Global symmetries, volume independence and continuity

Abstract

We discuss quantum field theories with global SU(N) and O(N) symmetries for which the temporal direction is compactified on a circle of size L with periodicity of fields up to a global symmetry transformation, i.e. twisted boundary conditions. Such boundary conditions correspond to an insertion of the global symmetry operator in the partition function. We argue that for a special choice of twists most of the excited states get projected out, leaving only either mesonic states or states whose energy scales with N. When N→ ∞ all excitations become suppressed at any compact radius and the twisted partition function gets a contribution from the ground-state only, rendering observables independent of the radius of compactification, i.e. volume independent.

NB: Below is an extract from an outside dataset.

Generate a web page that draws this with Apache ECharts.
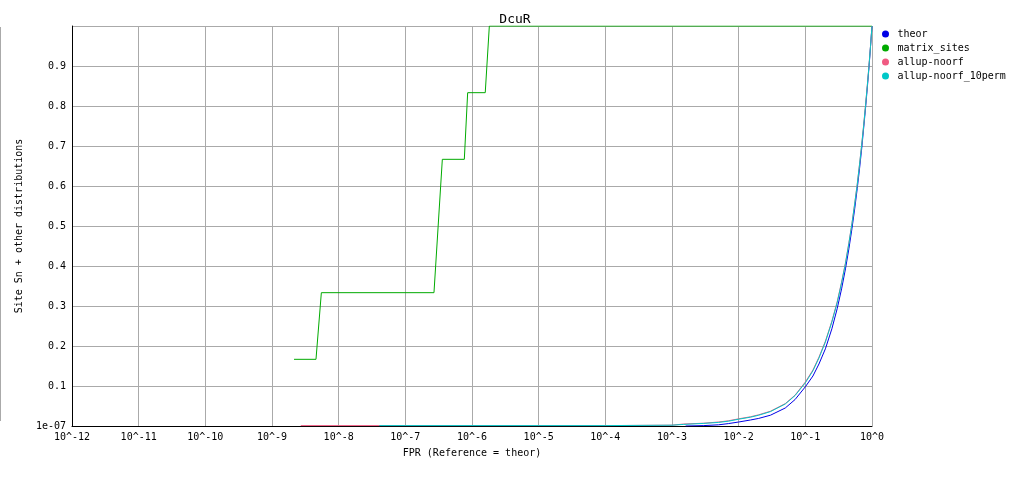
<!DOCTYPE html>
<html>
<head>
<meta charset="utf-8">
<script src="https://cdn.jsdelivr.net/npm/echarts@6/dist/echarts.min.js"></script>
<style>html,body{margin:0;padding:0;background:#fff;}#c{width:1030px;height:478px;}</style>
</head>
<body>
<div id="c"></div>
<script>
const titleText = 'DcuR';
const seriesNames = ['theor', 'matrix_sites', 'allup-noorf', 'allup-noorf_10perm'];
const xTickExponents = [-12, -11, -10, -9, -8, -7, -6, -5, -4, -3, -2, -1, 0];

const theorFpr = [0.0016, 0.003, 0.005, 0.007, 0.01, 0.015, 0.02, 0.03, 0.05, 0.07, 0.1, 0.13, 0.16, 0.2, 0.25, 0.3, 0.35, 0.4, 0.45, 0.5, 0.55, 0.6, 0.65, 0.7, 0.75, 0.8, 0.85, 0.9, 0.95, 1.0];
const theorSn  = [0.0, 0.001, 0.003, 0.006, 0.010, 0.015, 0.019, 0.027, 0.045, 0.066, 0.098, 0.125, 0.155, 0.193, 0.243, 0.293, 0.343, 0.393, 0.443, 0.493, 0.543, 0.593, 0.643, 0.693, 0.745, 0.795, 0.845, 0.895, 0.948, 1.0];

const matrixFpr = [2.14e-9, 4.57e-9, 5.5e-9, 2.69e-7, 3.59e-7, 7.67e-7, 8.61e-7, 1.58e-6, 1.82e-6, 1.0];
const matrixSn  = [0.1667, 0.1667, 0.3333, 0.3333, 0.6667, 0.6667, 0.8333, 0.8333, 1.0, 1.0];

const noorfFpr = [2.7e-9, 1e-8, 1e-7, 1e-6, 1e-5, 1e-4, 0.001, 0.0015, 0.003, 0.005, 0.007, 0.01, 0.015, 0.02, 0.03, 0.05, 0.07, 0.1, 0.13, 0.16, 0.2, 0.25, 0.3, 0.35, 0.4, 0.45, 0.5, 0.55, 0.6, 0.65, 0.7, 0.75, 0.8, 0.85, 0.9, 0.95, 1.0];
const noorfSn  = [0.001, 0.001, 0.001, 0.001, 0.001, 0.001, 0.002, 0.005, 0.007, 0.010, 0.013, 0.018, 0.023, 0.028, 0.037, 0.056, 0.077, 0.110, 0.140, 0.172, 0.212, 0.262, 0.310, 0.360, 0.408, 0.458, 0.506, 0.556, 0.604, 0.654, 0.703, 0.752, 0.802, 0.851, 0.900, 0.950, 1.0];

const permFpr = [4.07e-8, 1e-7, 1e-6, 1e-5, 1e-4, 0.001, 0.0015, 0.003, 0.005, 0.007, 0.01, 0.015, 0.02, 0.03, 0.05, 0.07, 0.1, 0.13, 0.16, 0.2, 0.25, 0.3, 0.35, 0.4, 0.45, 0.5, 0.55, 0.6, 0.65, 0.7, 0.75, 0.8, 0.85, 0.9, 0.95, 1.0];
const permSn  = [0.001, 0.001, 0.001, 0.001, 0.001, 0.002, 0.004, 0.0065, 0.009, 0.012, 0.017, 0.022, 0.027, 0.036, 0.055, 0.076, 0.108, 0.138, 0.170, 0.210, 0.260, 0.308, 0.358, 0.406, 0.456, 0.505, 0.555, 0.603, 0.653, 0.702, 0.751, 0.801, 0.850, 0.899, 0.949, 1.0];

const colors = ['#0000e6', '#00aa00', '#f05a82', '#00c8c8'];
const FONT = 'DejaVu Sans Mono';

function pairs(xs, ys) { return xs.map((x, i) => [x, ys[i]]); }

const chart = echarts.init(document.getElementById('c'), null, {renderer: 'canvas'});
const lineSeries = (name, xs, ys, color, z) => ({
  name: name, type: 'line', data: pairs(xs, ys), showSymbol: false, symbol: 'none',
  lineStyle: {color: color, width: 1}, itemStyle: {color: color}, z: z,
  animation: false, silent: true
});

chart.setOption({
  animation: false,
  color: colors,
  title: {
    text: titleText, left: 'center', top: 8,
    textStyle: {fontFamily: FONT, fontSize: 13, fontWeight: 'normal', color: '#000'}
  },
  legend: {
    orient: 'vertical', left: 877, top: 22, itemGap: 0,
    icon: 'circle', itemWidth: 14, itemHeight: 7,
    selectedMode: false,
    data: seriesNames,
    textStyle: {fontFamily: FONT, fontSize: 10, color: '#000', lineHeight: 14, padding: [0,0,0,0]}
  },
  grid: {left: 72, right: 158, top: 26, bottom: 52, containLabel: false},
  xAxis: {
    type: 'log', logBase: 10, min: 1e-12, max: 1, interval: 1,
    name: 'FPR (Reference = theor)', nameLocation: 'middle', nameGap: 22,
    nameTextStyle: {fontFamily: FONT, fontSize: 10, color: '#000'},
    axisLine: {show: true, onZero: false, lineStyle: {color: '#000', width: 1}},
    axisTick: {show: false},
    axisLabel: {
      fontFamily: FONT, fontSize: 10, color: '#000', margin: 6,
      showMinLabel: true, showMaxLabel: true,
      formatter: v => '10^' + Math.round(Math.log10(v))
    },
    splitLine: {show: true, lineStyle: {color: '#aaaaaa', width: 1}},
    minorTick: {show: false}, minorSplitLine: {show: false}
  },
  yAxis: {
    type: 'value', min: 0, max: 1, interval: 0.1,
    name: 'Site Sn + other distributions', nameLocation: 'middle', nameGap: 48, nameRotate: 90,
    nameTextStyle: {fontFamily: FONT, fontSize: 10, color: '#000'},
    axisLine: {show: true, lineStyle: {color: '#000', width: 1}},
    axisTick: {show: false},
    axisLabel: {
      fontFamily: FONT, fontSize: 10, color: '#000', margin: 6,
      formatter: v => v === 0 ? '1e-07' : (v >= 0.999 ? '' : v.toFixed(1))
    },
    splitLine: {show: true, lineStyle: {color: '#aaaaaa', width: 1}}
  },
  graphic: [{
    type: 'line', shape: {x1: 0.5, y1: 27, x2: 0.5, y2: 421},
    style: {stroke: '#aaaaaa', lineWidth: 1}, silent: true
  }],
  series: [
    lineSeries(seriesNames[0], theorFpr, theorSn, colors[0], 2),
    lineSeries(seriesNames[1], matrixFpr, matrixSn, colors[1], 3),
    lineSeries(seriesNames[2], noorfFpr, noorfSn, colors[2], 4),
    lineSeries(seriesNames[3], permFpr, permSn, colors[3], 5)
  ]
});
</script>
</body>
</html>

We explicitly prove that this is indeed the case for the CP(N-1) and O(N) non-linear sigma models in any number of dimensions. We further focus on the two-dimensional CP(N-1) case which is asymptotically free, and demonstrate, unlike its thermal counterpart, the twisted theory has commuting N→∞,L→∞ limits and does not undergo a second-order phase transition at "zero-temperature" discussed by Affleck long ago. At finite L the theory is described by an effective, zero-temperature quantum mechanics with smoothly varying parameters depending on L, eliminating the possibility of a phase transition at any L, which was conjectured by \"Unsal and Dunne. As L is decreased at fixed and finite N the relevant objects dictating the θ dependence are quantum kink-instantons, avatars of the small L regime fractional instantons. These considerations, for the first time establishes the idea of adiabatic continuity advocated by \"Unsal et. al.